Grateful for opportunity | The Salvation Army

You are here

Grateful for opportunity

Posted April 10, 2018

Heather Stone reflects on the impact of Cyclone Gita in Tonga, after her recent visit.

My parents are officers and when I was nine years old we moved to Fiji for three years. I was familiar with cyclones, having lived through them. We lived in an area where there were a number of what were known as ‘Rotary houses’—because they had been built by Rotary after a hurricane. They were like little square boxes with four walls and hurricane shutters. They didn’t look like houses back home in New Zealand.

I’ve been to Tonga a couple of times and was always surprised to see that a lot of the houses looked more like New Zealand homes. I had my latest trip to Tonga scheduled well before Cyclone Gita to spend time with The Salvation Army’s Business Administrator. My seven-year-old son was saying, ‘Please Mummy don’t go’, because he’d seen all the footage on television. But I felt really strongly that I needed to go. I felt it was important for someone from New Zealand to be there—so the people knew they weren’t forgotten.

Having had the exposure to cyclones as a child in Fiji, I thought I knew what to expect after Cyclone Gita—but I had no idea of the level of devastation. I expected to see all those ‘housey’ looking homes as usual, but where they once stood, was just a foundation. The houses had either been completely blown away, or their roofs completely gone. It was a very real illustration of the whole ‘firm foundation’ idea—what looked by appearance to be solid, wasn’t … it was just gone!

Brand new buildings, just completed and about to be opened, were absolutely decimated. Trees with corrugated iron wrapped around the branches, and concrete fences pushed over by the force of the winds. It was hard to wrap my head around the fact that where a home for a family of seven once stood, now just lay the concrete foundation.

I went with Tonga’s regional leaders Captains Sila & Malia Siufanga to three different places, taking them essential supplies like toilet paper, water, tinned corned beef, flour and sugar. I was overwhelmed with the feeling that we’d given them nothing really, in the big picture of everything they had lost.

People were living in Red Cross tents, but it was too dangerous to cook inside them. Sila dropped off a tarpaulin to a lady who had been widowed just a few weeks before the Cyclone, so she could cook under the shelter of a tarpaulin. That was what impacted me the most really: handing over stuff that will help meet an immediate need—and I guess you have to focus on that—but it’s so inadequate compared what they have lost.

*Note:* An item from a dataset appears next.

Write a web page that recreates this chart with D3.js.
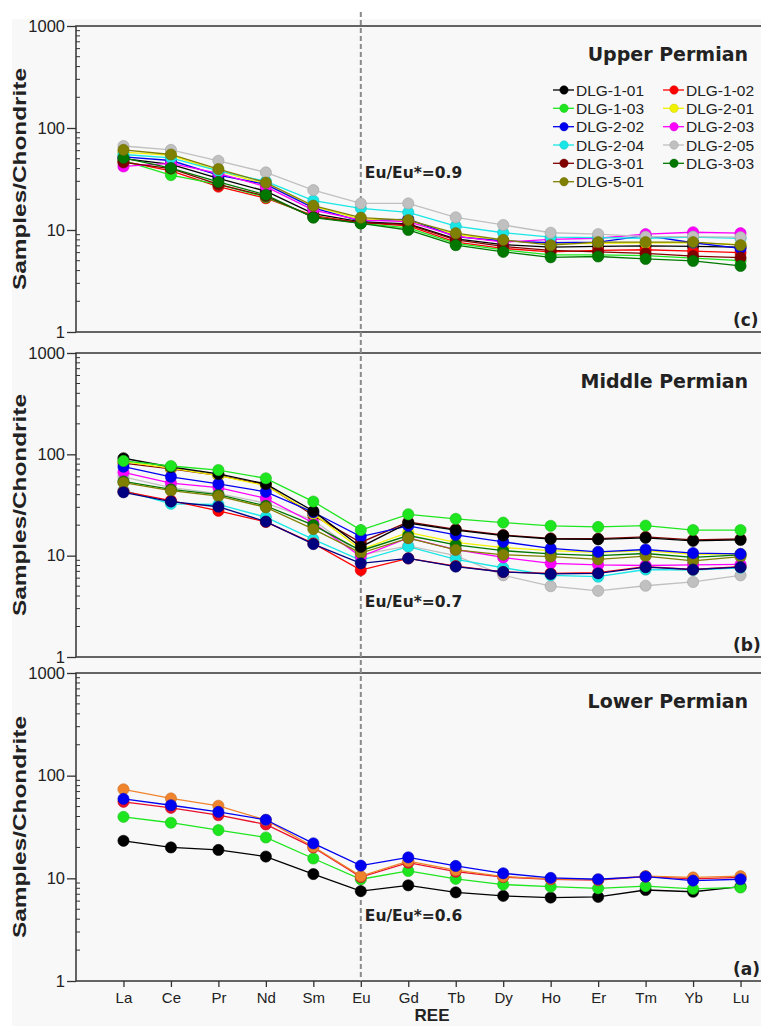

Sila asked me to pray with three ladies we were visiting, and I had absolutely no words that could do justice to the situation. But they were all so grateful that no lives were lost, which is amazing, a miracle really. There are definitely positives to focus on.

It was really hard to leave Tonga and her people. I was going back to my reality but their reality just continues, it’s not going to suddenly change. I am so grateful for the opportunity to go and support The Salvation Army in Tonga, and am encouraged that the money raised through the Pacific Emergency Fund will help with the rebuilding of people’s lives in this beautiful nation that is part of our Territory.